All of the lines below are to be printed again exactly; images are excluded from the output.
◆ ◆ ◆ ◆ ◆
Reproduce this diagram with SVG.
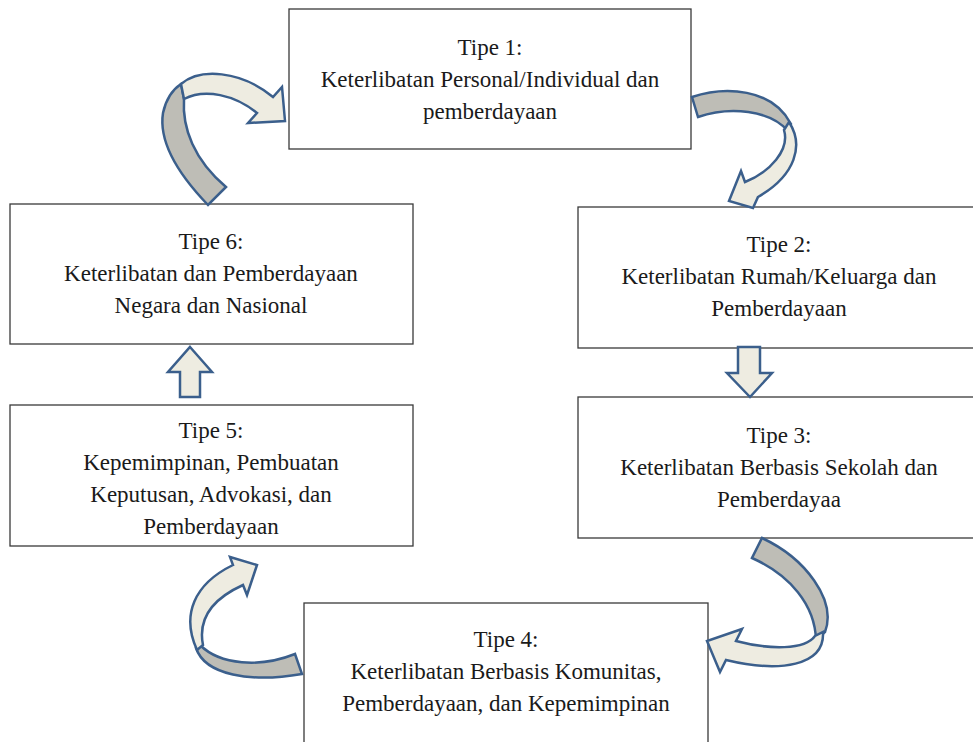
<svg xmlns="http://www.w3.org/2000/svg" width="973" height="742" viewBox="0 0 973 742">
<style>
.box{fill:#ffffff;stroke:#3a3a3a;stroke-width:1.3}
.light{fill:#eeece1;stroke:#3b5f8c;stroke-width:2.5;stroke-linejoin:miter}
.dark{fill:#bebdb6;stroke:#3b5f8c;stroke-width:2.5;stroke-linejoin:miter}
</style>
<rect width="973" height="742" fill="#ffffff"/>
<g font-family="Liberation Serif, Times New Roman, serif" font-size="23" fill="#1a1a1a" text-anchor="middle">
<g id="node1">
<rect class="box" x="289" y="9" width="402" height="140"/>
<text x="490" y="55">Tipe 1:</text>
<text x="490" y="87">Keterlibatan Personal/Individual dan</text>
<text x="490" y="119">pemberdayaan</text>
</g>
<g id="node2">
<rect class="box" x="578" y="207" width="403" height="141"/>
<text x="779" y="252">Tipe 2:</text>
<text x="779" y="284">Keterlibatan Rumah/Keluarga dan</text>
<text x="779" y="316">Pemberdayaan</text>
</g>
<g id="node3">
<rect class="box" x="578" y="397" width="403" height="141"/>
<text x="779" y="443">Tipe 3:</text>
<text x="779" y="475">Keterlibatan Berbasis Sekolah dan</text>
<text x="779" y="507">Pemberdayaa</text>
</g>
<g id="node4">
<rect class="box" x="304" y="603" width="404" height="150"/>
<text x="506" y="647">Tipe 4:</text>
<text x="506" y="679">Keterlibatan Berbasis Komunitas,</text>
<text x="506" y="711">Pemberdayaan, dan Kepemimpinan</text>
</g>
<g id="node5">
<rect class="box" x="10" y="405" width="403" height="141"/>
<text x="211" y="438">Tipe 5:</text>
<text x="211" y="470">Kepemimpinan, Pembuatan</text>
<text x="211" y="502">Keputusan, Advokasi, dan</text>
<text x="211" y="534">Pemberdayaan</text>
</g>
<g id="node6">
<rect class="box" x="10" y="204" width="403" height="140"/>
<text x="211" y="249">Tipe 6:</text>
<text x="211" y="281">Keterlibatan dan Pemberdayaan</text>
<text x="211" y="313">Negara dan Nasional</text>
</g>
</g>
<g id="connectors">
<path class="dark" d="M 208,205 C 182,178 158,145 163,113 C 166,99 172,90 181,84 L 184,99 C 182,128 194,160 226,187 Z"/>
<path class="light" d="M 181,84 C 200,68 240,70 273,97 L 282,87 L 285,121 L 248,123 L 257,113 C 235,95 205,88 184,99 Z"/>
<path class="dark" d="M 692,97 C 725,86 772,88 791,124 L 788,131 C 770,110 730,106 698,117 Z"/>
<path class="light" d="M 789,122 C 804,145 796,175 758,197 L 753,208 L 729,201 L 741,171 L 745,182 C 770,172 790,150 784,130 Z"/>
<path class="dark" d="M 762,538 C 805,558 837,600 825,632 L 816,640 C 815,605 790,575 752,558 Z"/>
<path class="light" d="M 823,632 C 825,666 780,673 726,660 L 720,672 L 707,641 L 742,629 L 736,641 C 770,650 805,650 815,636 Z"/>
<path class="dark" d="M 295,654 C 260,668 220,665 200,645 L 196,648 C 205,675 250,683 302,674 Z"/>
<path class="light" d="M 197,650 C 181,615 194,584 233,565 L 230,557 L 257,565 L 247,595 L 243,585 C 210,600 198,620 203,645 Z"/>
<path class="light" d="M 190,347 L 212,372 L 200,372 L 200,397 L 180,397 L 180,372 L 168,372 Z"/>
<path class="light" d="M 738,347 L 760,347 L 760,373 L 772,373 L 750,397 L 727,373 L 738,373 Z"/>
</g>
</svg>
◆ ◆ ◆ ◆ ◆
## Task result
Reproduce this diagram with SVG.
<svg xmlns="http://www.w3.org/2000/svg" width="973" height="742" viewBox="0 0 973 742">
<style>
.box{fill:#ffffff;stroke:#3a3a3a;stroke-width:1.3}
.light{fill:#eeece1;stroke:#3b5f8c;stroke-width:2.5;stroke-linejoin:miter}
.dark{fill:#bebdb6;stroke:#3b5f8c;stroke-width:2.5;stroke-linejoin:miter}
</style>
<rect width="973" height="742" fill="#ffffff"/>
<g font-family="Liberation Serif, Times New Roman, serif" font-size="23" fill="#1a1a1a" text-anchor="middle">
<g id="node1">
<rect class="box" x="289" y="9" width="402" height="140"/>
<text x="490" y="55">Tipe 1:</text>
<text x="490" y="87">Keterlibatan Personal/Individual dan</text>
<text x="490" y="119">pemberdayaan</text>
</g>
<g id="node2">
<rect class="box" x="578" y="207" width="403" height="141"/>
<text x="779" y="252">Tipe 2:</text>
<text x="779" y="284">Keterlibatan Rumah/Keluarga dan</text>
<text x="779" y="316">Pemberdayaan</text>
</g>
<g id="node3">
<rect class="box" x="578" y="397" width="403" height="141"/>
<text x="779" y="443">Tipe 3:</text>
<text x="779" y="475">Keterlibatan Berbasis Sekolah dan</text>
<text x="779" y="507">Pemberdayaa</text>
</g>
<g id="node4">
<rect class="box" x="304" y="603" width="404" height="150"/>
<text x="506" y="647">Tipe 4:</text>
<text x="506" y="679">Keterlibatan Berbasis Komunitas,</text>
<text x="506" y="711">Pemberdayaan, dan Kepemimpinan</text>
</g>
<g id="node5">
<rect class="box" x="10" y="405" width="403" height="141"/>
<text x="211" y="438">Tipe 5:</text>
<text x="211" y="470">Kepemimpinan, Pembuatan</text>
<text x="211" y="502">Keputusan, Advokasi, dan</text>
<text x="211" y="534">Pemberdayaan</text>
</g>
<g id="node6">
<rect class="box" x="10" y="204" width="403" height="140"/>
<text x="211" y="249">Tipe 6:</text>
<text x="211" y="281">Keterlibatan dan Pemberdayaan</text>
<text x="211" y="313">Negara dan Nasional</text>
</g>
</g>
<g id="connectors">
<path class="dark" d="M 208,205 C 182,178 158,145 163,113 C 166,99 172,90 181,84 L 184,99 C 182,128 194,160 226,187 Z"/>
<path class="light" d="M 181,84 C 200,68 240,70 273,97 L 282,87 L 285,121 L 248,123 L 257,113 C 235,95 205,88 184,99 Z"/>
<path class="dark" d="M 692,97 C 725,86 772,88 791,124 L 788,131 C 770,110 730,106 698,117 Z"/>
<path class="light" d="M 789,122 C 804,145 796,175 758,197 L 753,208 L 729,201 L 741,171 L 745,182 C 770,172 790,150 784,130 Z"/>
<path class="dark" d="M 762,538 C 805,558 837,600 825,632 L 816,640 C 815,605 790,575 752,558 Z"/>
<path class="light" d="M 823,632 C 825,666 780,673 726,660 L 720,672 L 707,641 L 742,629 L 736,641 C 770,650 805,650 815,636 Z"/>
<path class="dark" d="M 295,654 C 260,668 220,665 200,645 L 196,648 C 205,675 250,683 302,674 Z"/>
<path class="light" d="M 197,650 C 181,615 194,584 233,565 L 230,557 L 257,565 L 247,595 L 243,585 C 210,600 198,620 203,645 Z"/>
<path class="light" d="M 190,347 L 212,372 L 200,372 L 200,397 L 180,397 L 180,372 L 168,372 Z"/>
<path class="light" d="M 738,347 L 760,347 L 760,373 L 772,373 L 750,397 L 727,373 L 738,373 Z"/>
</g>
</svg>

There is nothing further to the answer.